Für nicht wenige war es ein erstaunliches Resultat: das knappe Ja an der Urne für die e-ID. Gerade auch, weil sowohl die Haltung eines Großteils der Kommentierenden gegenüber der e-ID in diversen Chats von Online-Portalen wie 20 Minuten, Blick und nau.ch, aber auch im  persönlichen Umfeld, ausdrücklich negativ war. Doch nicht alle waren überrascht und viele Wähler befürchteten schon im Vorfeld der Abstimmung eine Beeinflussung des Stimmresultats auf verschiedenste Art und Weise.

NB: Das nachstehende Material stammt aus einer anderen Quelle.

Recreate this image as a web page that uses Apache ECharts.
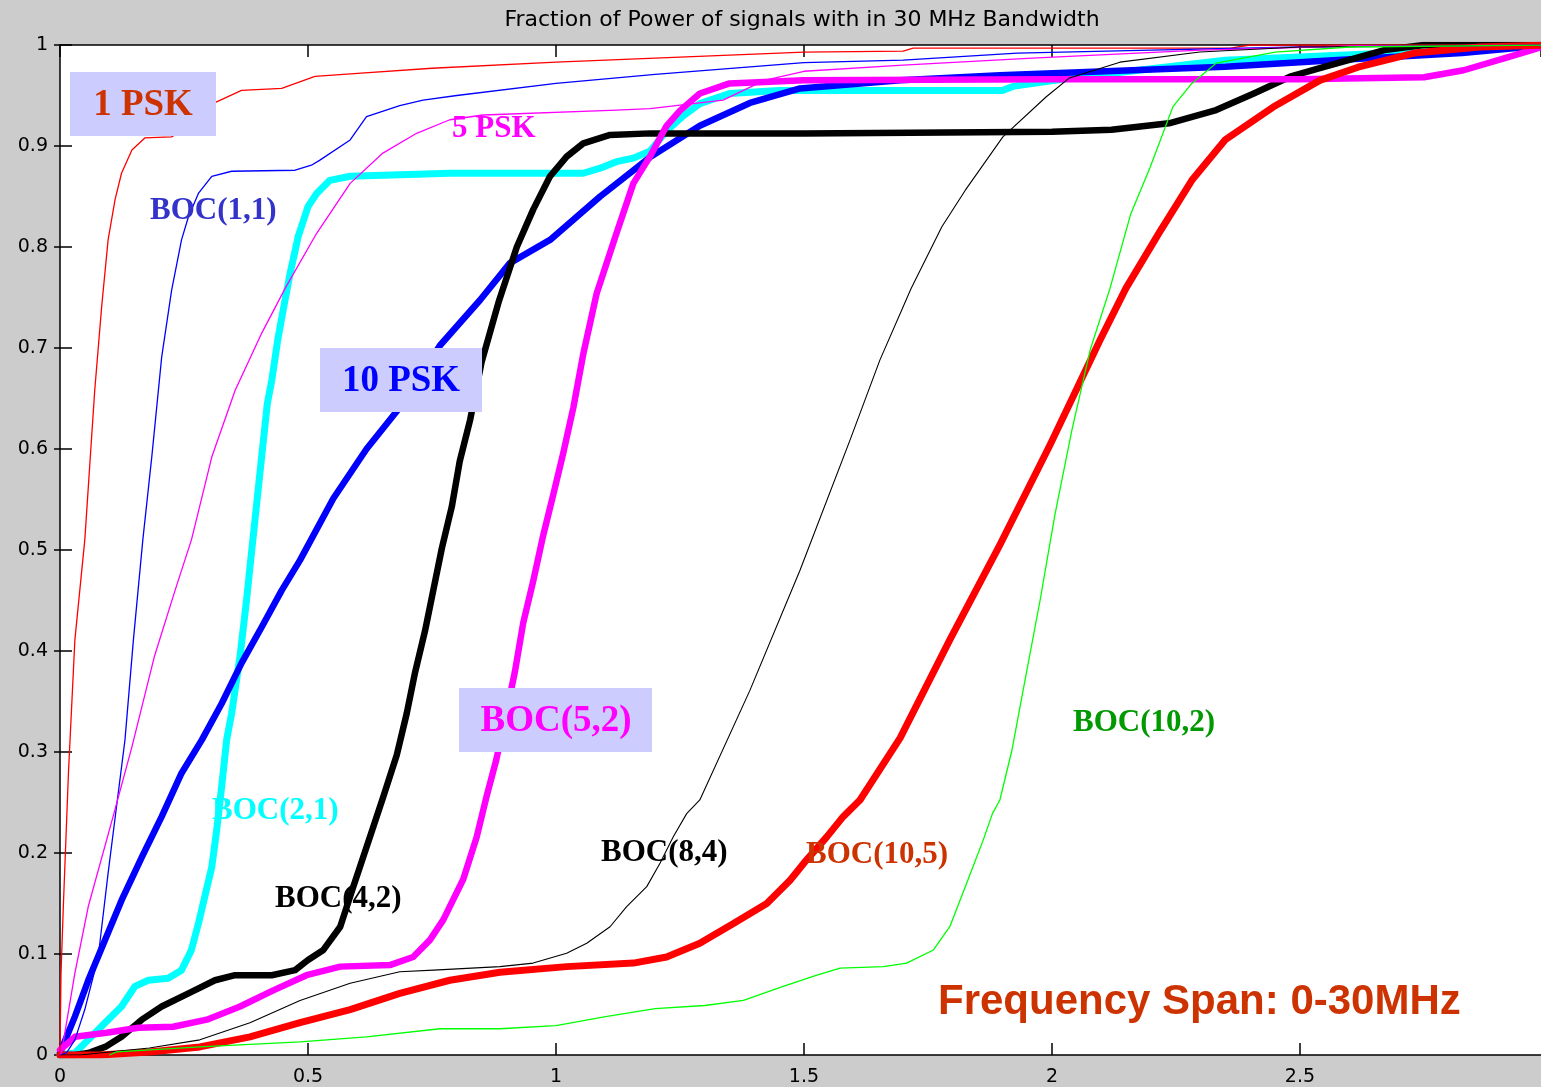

So reichte das Nein-Komitee zu e-ID-Abstimmung am 22. September – und einen Tag später auch die Bürgerrechtsvereinigung Mass-Voll – eine Stimmrechtsbeschwerde ein. Dies, da die Swisscom – ein bundesnaher Betrieb – das Ja-Lager mit 30'000 Schweizer Franken unterstützt hat. Weshalb die Swisscom die e-ID so fördert, zeigt ein Artikel von 2017, der festhielt, dass das Unternehmen die e-ID schon 2019 einführen wollte, sehr gut. Ein Zitat aus dem Artikel:

«Und was ist unsere Aufgabe in diesem neuen Unternehmen? Wir bringen beispielsweise unsere Technologien zur 2-Faktor-Authentifizierung mit ein. Vor allem die von Swisscom entwickelte Mobile ID wird eine der Lösungen sein, mit der sich künftig ein User identifizieren kann.»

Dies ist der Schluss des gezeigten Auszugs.